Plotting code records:
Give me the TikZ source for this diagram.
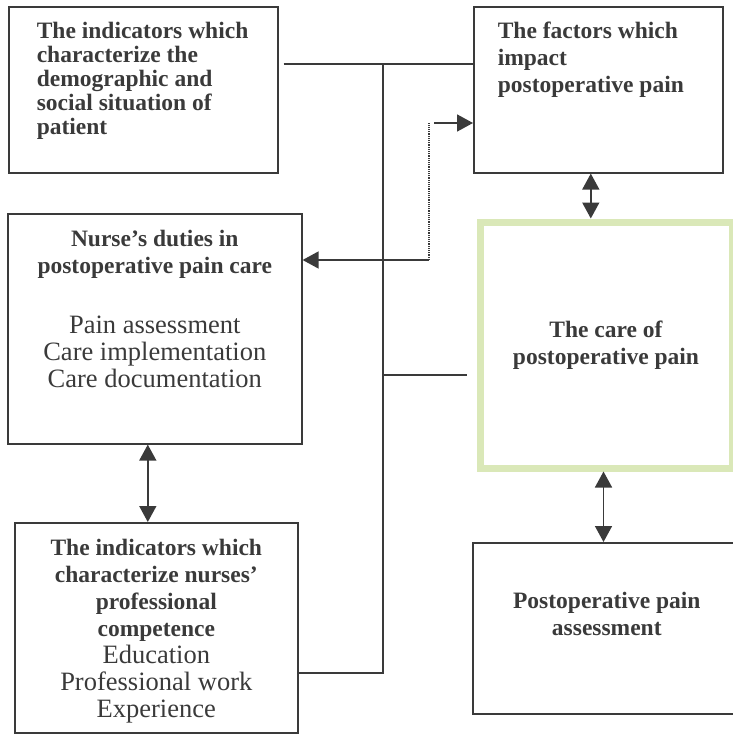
\documentclass[tikz,border=0pt]{standalone}
\usepackage{fontspec}
\setmainfont{Liberation Serif}
\usetikzlibrary{arrows.meta}
\usetikzlibrary{positioning}
\usepackage{xcolor}

\definecolor{inkgray}{RGB}{58,58,58}
\definecolor{caregreen}{RGB}{218,232,184}

% text block pinned to the top of a box
\newcommand{\toptext}[3]{\parbox[c][#1][t]{#2}{#3}}
\newcommand{\plain}{\fontsize{26.5}{27}\selectfont}

\tikzset{
	box/.style={draw=inkgray, line width=1.6pt, anchor=north west, inner sep=0pt,
		text=inkgray, font=\fontsize{23.5}{27}\selectfont},
	carebox/.style={box, draw=caregreen, line width=7pt},
	link/.style={draw=inkgray, line width=1.6pt},
	arrow/.style={link, -{Triangle[length=16pt,width=17pt]}},
	twoway/.style={link, {Triangle[length=16pt,width=17pt]}-{Triangle[length=16pt,width=17pt]}},
}

\begin{document}
\begin{tikzpicture}[x=1pt, y=-1pt]
	\useasboundingbox (0,0) rectangle (733,736);

	\node[box, minimum width=269pt, minimum height=166pt] (demog) at (8,6)
	{\toptext{136pt}{253pt}{\fontsize{23.5}{24}\selectfont\raggedright\leftskip=20pt\bfseries\strut
		The indicators which\\ characterize the\\ demographic and\\ social situation of\\ patient}};
	\node[box, minimum width=249pt, minimum height=166pt] (factors) at (473,6)
	{\toptext{140pt}{225pt}{\raggedright\leftskip=12pt\bfseries\strut
		The factors which\\ impact\\ postoperative pain}};

	\node[box, minimum width=294pt, minimum height=230pt] (duties) at (7,213)
	{\toptext{202pt}{286pt}{\centering\strut\textbf{Nurse's duties in}\\ \textbf{postoperative pain care}\\[33pt]
		\plain Pain assessment\\ Care implementation\\ Care documentation}};
	\node[box, minimum width=283pt, minimum height=210pt] (nurseInd) at (14,522)
	{\toptext{182pt}{279pt}{\centering\strut\textbf{The indicators which}\\ \textbf{characterize nurses'}\\
		\textbf{professional}\\ \textbf{competence}\\ \plain Education\\ Professional work\\ Experience}};

	\node[carebox, minimum width=252pt, minimum height=246pt, align=center] (care) at (476.5,218.5)
	{\textbf{The care of}\\ \textbf{postoperative pain}};
	\node[box, minimum width=268pt, minimum height=171pt] (assess) at (472,542)
	{\toptext{77pt}{250pt}{\centering\strut\textbf{Postoperative pain}\\ \textbf{assessment}}};

	\coordinate (busTop) at (383,64);
	\coordinate (busMid) at (383,375);
	\coordinate (busBot) at (383,673);
	\coordinate (fork) at (429,260);
	\coordinate (tap) at (429,123);
	\coordinate (upLink) at ([xshift=-7.5pt]factors.south);
	\coordinate (downLink) at ([xshift=-2.5pt]care.south);
	\coordinate (leftLink) at ([xshift=-7pt]duties.south);

	\draw[link] ([xshift=5pt]demog.east |- busTop) -- (factors.west |- busTop);
	\draw[link] (busTop) -- (busBot) -- (nurseInd.east |- busBot);
	\draw[link] (busMid) -- ([xshift=-10pt]care.west |- busMid);
	\draw[link, line width=1.2pt, densely dotted] (fork) -- (tap);
	\draw[arrow] ([xshift=5pt]tap) -- (factors.west |- tap);
	\draw[arrow] (fork) -- (duties.east |- fork);

	\draw[twoway] (upLink) -- (upLink |- care.north);
	\draw[twoway] (downLink) -- (downLink |- assess.north);
	\draw[twoway] (leftLink) -- (leftLink |- nurseInd.north);
\end{tikzpicture}
\end{document}
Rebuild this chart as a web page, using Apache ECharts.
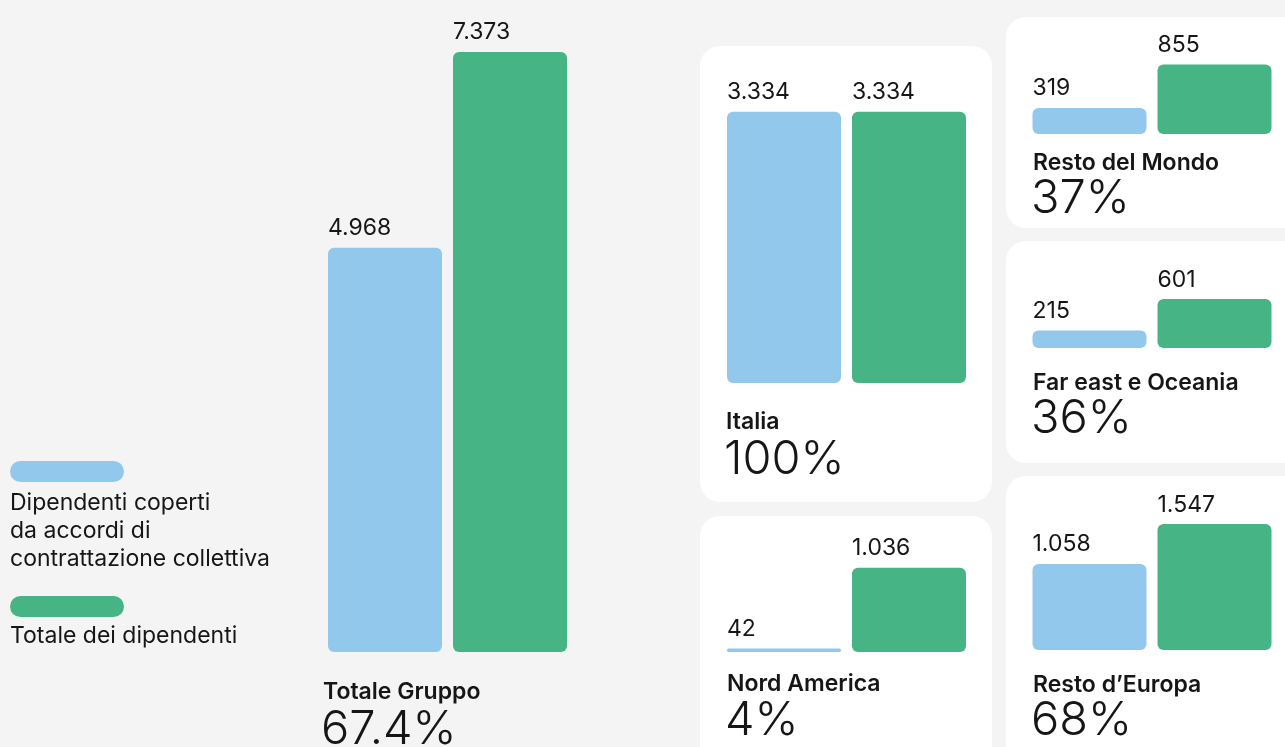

_Given problem:_ Retype the whole listing, keeping every line identical and omitting all pictures.

_The response:_
Give me the TikZ source for this diagram.
\documentclass[tikz,border=0pt]{standalone}
\usepackage{fontspec}
\setmainfont{Liberation Serif}
\usetikzlibrary{arrows.meta}
\usetikzlibrary{positioning}
\usepackage{xcolor}

\definecolor{inkgray}{RGB}{58,58,58}
\definecolor{caregreen}{RGB}{218,232,184}

% text block pinned to the top of a box
\newcommand{\toptext}[3]{\parbox[c][#1][t]{#2}{#3}}
\newcommand{\plain}{\fontsize{26.5}{27}\selectfont}

\tikzset{
	box/.style={draw=inkgray, line width=1.6pt, anchor=north west, inner sep=0pt,
		text=inkgray, font=\fontsize{23.5}{27}\selectfont},
	carebox/.style={box, draw=caregreen, line width=7pt},
	link/.style={draw=inkgray, line width=1.6pt},
	arrow/.style={link, -{Triangle[length=16pt,width=17pt]}},
	twoway/.style={link, {Triangle[length=16pt,width=17pt]}-{Triangle[length=16pt,width=17pt]}},
}

\begin{document}
\begin{tikzpicture}[x=1pt, y=-1pt]
	\useasboundingbox (0,0) rectangle (733,736);

	\node[box, minimum width=269pt, minimum height=166pt] (demog) at (8,6)
	{\toptext{136pt}{253pt}{\fontsize{23.5}{24}\selectfont\raggedright\leftskip=20pt\bfseries\strut
		The indicators which\\ characterize the\\ demographic and\\ social situation of\\ patient}};
	\node[box, minimum width=249pt, minimum height=166pt] (factors) at (473,6)
	{\toptext{140pt}{225pt}{\raggedright\leftskip=12pt\bfseries\strut
		The factors which\\ impact\\ postoperative pain}};

	\node[box, minimum width=294pt, minimum height=230pt] (duties) at (7,213)
	{\toptext{202pt}{286pt}{\centering\strut\textbf{Nurse's duties in}\\ \textbf{postoperative pain care}\\[33pt]
		\plain Pain assessment\\ Care implementation\\ Care documentation}};
	\node[box, minimum width=283pt, minimum height=210pt] (nurseInd) at (14,522)
	{\toptext{182pt}{279pt}{\centering\strut\textbf{The indicators which}\\ \textbf{characterize nurses'}\\
		\textbf{professional}\\ \textbf{competence}\\ \plain Education\\ Professional work\\ Experience}};

	\node[carebox, minimum width=252pt, minimum height=246pt, align=center] (care) at (476.5,218.5)
	{\textbf{The care of}\\ \textbf{postoperative pain}};
	\node[box, minimum width=268pt, minimum height=171pt] (assess) at (472,542)
	{\toptext{77pt}{250pt}{\centering\strut\textbf{Postoperative pain}\\ \textbf{assessment}}};

	\coordinate (busTop) at (383,64);
	\coordinate (busMid) at (383,375);
	\coordinate (busBot) at (383,673);
	\coordinate (fork) at (429,260);
	\coordinate (tap) at (429,123);
	\coordinate (upLink) at ([xshift=-7.5pt]factors.south);
	\coordinate (downLink) at ([xshift=-2.5pt]care.south);
	\coordinate (leftLink) at ([xshift=-7pt]duties.south);

	\draw[link] ([xshift=5pt]demog.east |- busTop) -- (factors.west |- busTop);
	\draw[link] (busTop) -- (busBot) -- (nurseInd.east |- busBot);
	\draw[link] (busMid) -- ([xshift=-10pt]care.west |- busMid);
	\draw[link, line width=1.2pt, densely dotted] (fork) -- (tap);
	\draw[arrow] ([xshift=5pt]tap) -- (factors.west |- tap);
	\draw[arrow] (fork) -- (duties.east |- fork);

	\draw[twoway] (upLink) -- (upLink |- care.north);
	\draw[twoway] (downLink) -- (downLink |- assess.north);
	\draw[twoway] (leftLink) -- (leftLink |- nurseInd.north);
\end{tikzpicture}
\end{document}
Rebuild this chart as a web page, using Apache ECharts.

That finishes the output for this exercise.